The 2018 VHR – Vine Hill Ranch Cabernet Sauvignon is off the charts. What a wine. Nearly seamless in feel, the 2018 possesses tremendous stature and intensity from the very first taste. Dark-fleshed fruit, menthol, dried herbs, leather and graphite are some of the many notes that saturate the palate. The 2018 is a wine that continues to blossom, exceeding even my own early expectation. This is an especially fine showing, the best yet. 98+/Drink 2026-2043.

The 2010 Cabernet Sauvignon Howell Mountain is classic Dunn. Graphite, herbs, incense, tobacco, licorice and coffee infuse the 2010 with notable depth. There is an exotic quality to the 2010 that is hard to fully capture with words, but that lends tons of allure. This Cabernet Sauvignon is just starting to be approachable, although it clearly has the stuffing and pedigree to drink well for many decades to come. One of the very best wines of the vintage, the Dunn Howell Mountain has always been magical. It is all that and more on this night. Readers lucky enough to own it are in for a treat. 98+/Drink 2023-2045.

A stunning collection of Napa Valley icons.

We venture all the way to the southern tip of Napa Valley with Favia’s 2018 Cabernet Sauvignon Coombsville. I have tasted the 2018 twice in recent weeks and it has been absolutely stellar on both occasions. It’s a wine that continues to grow in pedigree and complexity while remaining very young, which is always a great sign. It’s a fabulous example of a modern Cabernet Sauvignon that gracefully marries Napa Valley opulence with Coombsville savoriness. 97/Drink 2026-2043.

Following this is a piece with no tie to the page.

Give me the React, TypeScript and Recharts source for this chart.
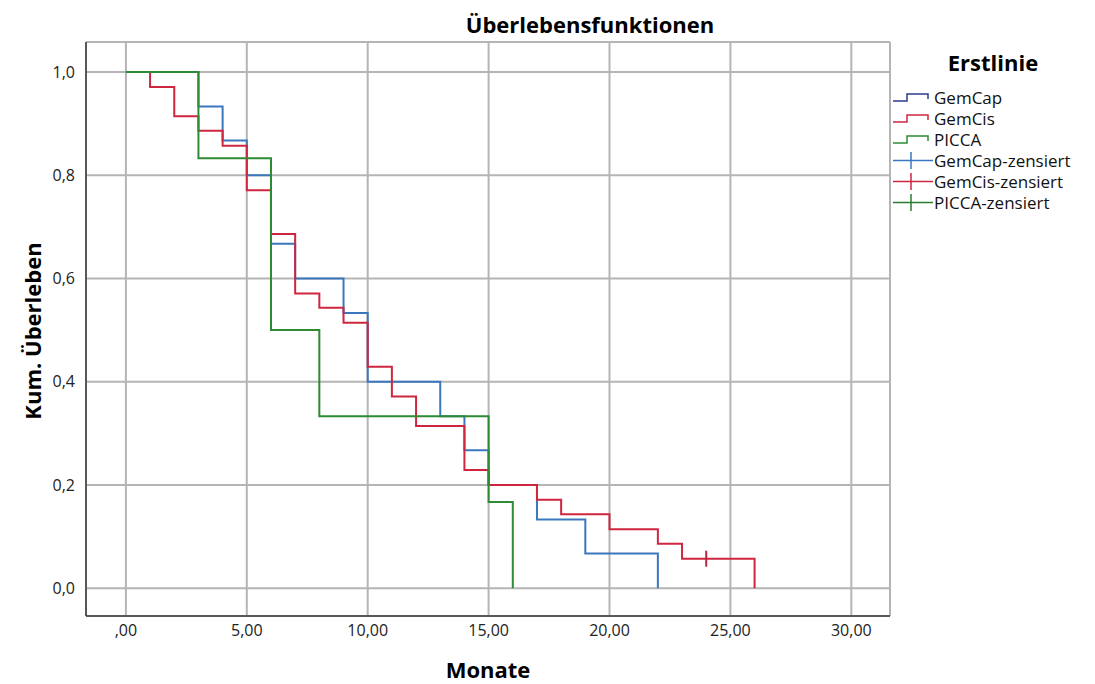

Our host very graciously adds the 2008 Araujo Cabernet Sauvignon Eisele Vineyard, a fabulous contribution, as it allows us to explore another vintage and one of Napa Valley’s most important vintages. At age 15, the 2008 remains quite young. I am surprised to see a bit more sweet oak character here than in some of the younger wines in the tasting, perhaps a reflection of the preferences of that era. Even so, the 2008 offers up plenty of Eisele character in its dark fruit, leather, tobacco, espresso, scorched earth and spice flavors. The balance here is not as perfect as it can be in the very best vintages, perhaps a lingering reminder of a season marked by drought, frost, and heat during bloom but then much more favorable conditions through the end of summer and into harvest. The 2008 was one of the first young vintages I tasted at Araujo. It’s great to revisit it on this evening. 97/Drink 2023-2038.